U.S. stocks declined Monday after a clash over tariffs reached the Supreme Court, rattling investors already on edge about trade policy. The pullback hit major benchmarks, as traders weighed legal uncertainty against a still resilient economy and steady corporate earnings. The setback came as market participants tried to assess how fast-changing tariff rules could affect prices, profits, and global supply chains.
The weakness followed fresh legal maneuvers involving tariffs tied to former President Donald Trump’s trade agenda. The dispute injected doubt about how and when the government can raise or adjust import duties. That raised the risk of sudden cost changes for companies that import key materials and finished goods.
Market Reaction
Monday’s trading showed the same pattern seen during past trade flare-ups. Large-cap indices slipped at the open, recovered part of the losses midday, and softened again into the close. Investors moved toward defensive sectors and cash, while cyclical names lagged.
“This adds a new layer of uncertainty to the tariff story,” said Michael Landsberg, chief investment officer at Landsberg Bennett Private Wealth Management.
Dealers described lighter-than-average liquidity, which can make swings look worse. Options pricing signaled a pickup in near-term volatility expectations, reflecting concern that court actions could change the timing or reach of tariffs with little notice.
Legal and Policy Context
Tariff authority has long been a tug-of-war between the executive branch and Congress, with courts stepping in when process or scope is challenged. During the 2018–2019 trade disputes, tariff announcements often arrived with short lead times, prompting companies to reprice, reroute, or delay shipments. The latest court clash revived those memories and raised questions about how durable any new tariff schedule might be.
Higher import duties can push up input costs for manufacturers and raise shelf prices for consumers. Past studies during the last tariff wave found a portion of the duty was borne by U.S. importers and, in some cases, passed through to customers. For markets, the key issue is predictability. Even if tariffs are narrow, shifting rules complicate inventory planning and capital spending.
Sector Winners and Losers
Industrials and technology hardware names, which depend on global parts, were among the laggards. Retailers with heavy import exposure also faded. On the other side, some domestically focused small caps and select raw materials producers found support on hopes that rivals facing import fees could lose ground.
Supply chain consultants said firms are dusting off playbooks from prior disputes. Those steps include diversifying suppliers, front‑loading inventories when duties loom, and seeking tariff exclusions where available. While such measures help, they come with higher operating costs and thinner margins.

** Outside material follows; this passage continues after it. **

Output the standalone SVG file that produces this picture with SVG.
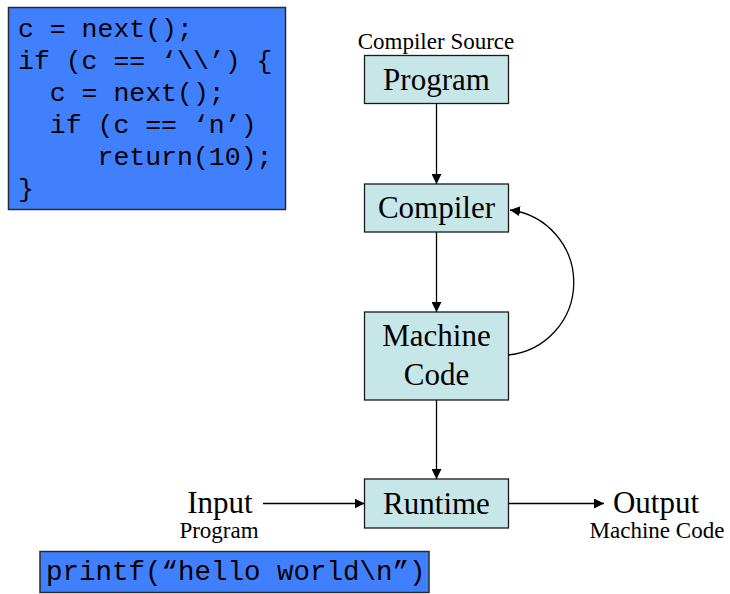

Multiple Views From Wall Street
Portfolio managers split on how to read the drop. Some said the selloff reflects a prudent reset of risk after strong gains earlier this year. Others viewed the move as a short-term air pocket that could reverse if the Court narrows the scope of any tariff expansion or delays implementation.
“Policy uncertainty is the risk factor you cannot hedge perfectly,” said a New York-based trader at a global bank. “You scale exposure, keep cash handy, and wait for clarity.”
Several strategists pointed out that corporate balance sheets remain healthy and labor markets are stable. That backdrop can cushion earnings even if import costs inch higher. Still, margin pressure tends to show up with a lag, so guidance in the next earnings cycle will be key.
What Investors Are Watching
- Any Supreme Court signals on timing, scope, or procedural limits tied to tariffs.
- Guidance from multinationals on pricing, sourcing, and inventory strategies.
- Moves in safe-haven assets and the dollar, which affect exporters’ pricing power.
- Industry data on freight, backlogs, and supplier delivery times.
The Road Ahead
Even modest legal shifts can change trade arithmetic for thousands of firms. A clear ruling that defines who can levy tariffs, how fast, and under what conditions would reduce guesswork for executives and investors. Absent that, markets may swing on headlines and court filings, with sectors tied to global trade bearing the brunt.
For now, managers are focusing on balance sheet strength, pricing flexibility, and supplier diversity. If the court narrows the reach of the tariffs or slows rollouts, risk appetite could recover. If it expands executive room to maneuver, businesses may plan for more frequent changes to import costs.
The takeaway is simple: policy clarity will guide the next leg for stocks. Until then, expect choppy trading, close attention to earnings commentary, and rapid shifts across trade‑sensitive sectors.